Cross country

Cross-ing Reno

Alejandro Mendoza’s “Turn on My Fire” cross speaks to both sex and faith.

Alejandro Mendoza’s “Turn on My Fire” cross speaks to both sex and faith.

Photo By David Robert

You may find cockroaches, stovetop burners, nails and miniature showers on Alejandro Mendoza’s crosses. What you’ll never find there is Jesus or any saint.

“I never touch that,” says Mendoza by telephone from his home in Miami, Fla. “That’s not my way. … In my cross, I put my own element. I build my own cross.”

It’s not that he isn’t religious. In fact, he sees his art as one way of practicing faith. It’s just that his view of faith doesn’t always coincide with that dictated by organized religion. “My art doesn’t practice any religion,” he says. This is illustrated in his exhibit Cross-ing Reno, now at Sierra Arts Gallery.

The exhibit is composed of wooden sculptural crosses and large, harried charcoal drawings on poster-size sheets of paper. Mendoza created the wooden crosses with strong attention to detail, careful placement of objects and fine geometric shapes. For instance, in “Yellow,” a yellow rectangle is painted in the middle of the cross. Atop the yellow are dozens of nails, each spaced equidistant apart.

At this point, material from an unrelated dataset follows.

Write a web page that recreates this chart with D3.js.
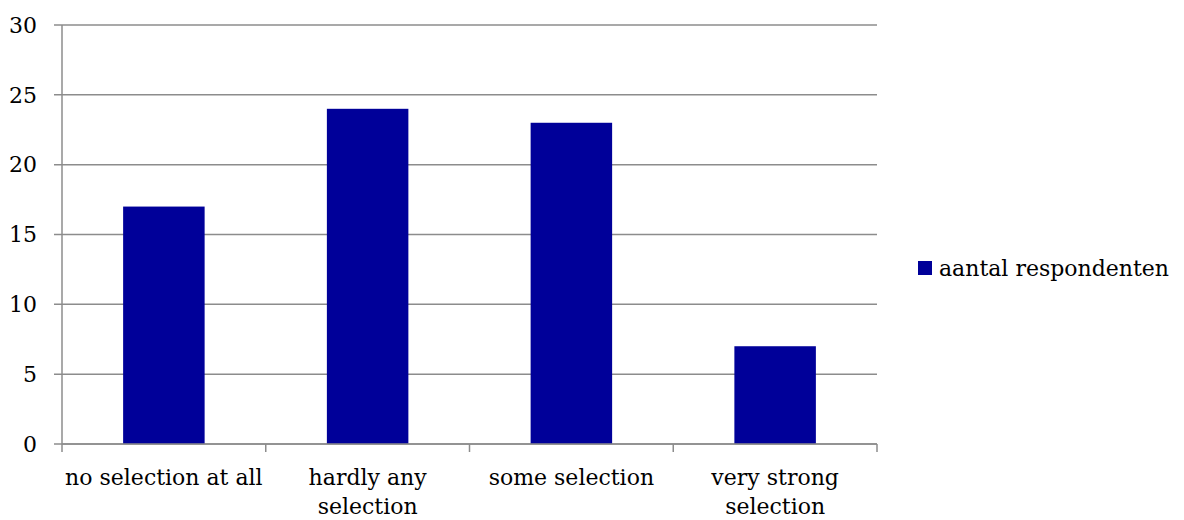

His charcoal drawings, on the other hand, are grittier exercises Mendoza undertakes to explore his theme with a different medium and attitude. The lines indicate rapid movement. The images used in them—blood and what looks like a two-headed dragon chasing its tail—are quick and reckless compared to his measured and precise crosses. He calls his cross sculptures his “orange juice” and his charcoal drawings his “whiskey.”

Growing up in the highly Catholic city of Havana, Cuba, the now-40-year-old Mendoza says art and religion are intertwined in his work. But crosses, he points out, were used by the Egyptians, Greeks and others long before Christianity adopted it as a symbol. Taking Jesus off the cross opens the symbol up to interpretation.

Despite this, and perhaps because the images of Christianity are so ingrained in the Western mind, it’s difficult not to think of biblical references when viewing the objects he’s placed on his crosses.

In one striking piece, four stovetop burners are placed at each end of a cross. It’s called “Turn on My Fire,” which Mendoza says is a sexual idea. While sex is often discouraged by the Church, it can take on a different meaning when combined with the cross, he says. Nevertheless, evangelical phrases, like “Turn on to Christ,” came to my mind when seeing those coiled burners.

In another, “I Mean, You Need a Shower,” a miniature shower scene, like the kind found in gym locker rooms, takes place inside a small box carved inside the cross. Water is a no-brainer when it comes to religious symbolism, right? Baptism—the idea of a “dirty” soul being washed “clean.” But Mendoza was also connecting the practical need of people to take showers to the practical applications of faith in daily life.

But more than his intentions, Mendoza hopes viewers take their own ideas from his art. In this exhibit, the cross can be seen as savior, healer and life-giver, as well as a place of pain and sadness. Depending on your own beliefs, you may see this work as a sincere reflection and exploration of faith, or it may appear critical of religion, with ironic and humorous turns.

“This show should raise questions for people to think about,” says Mendoza. “To reflect about the problems in our heads and our consciences. How do we believe? And what do we pretend? Then to look for a form to do it. It’s a simple idea.”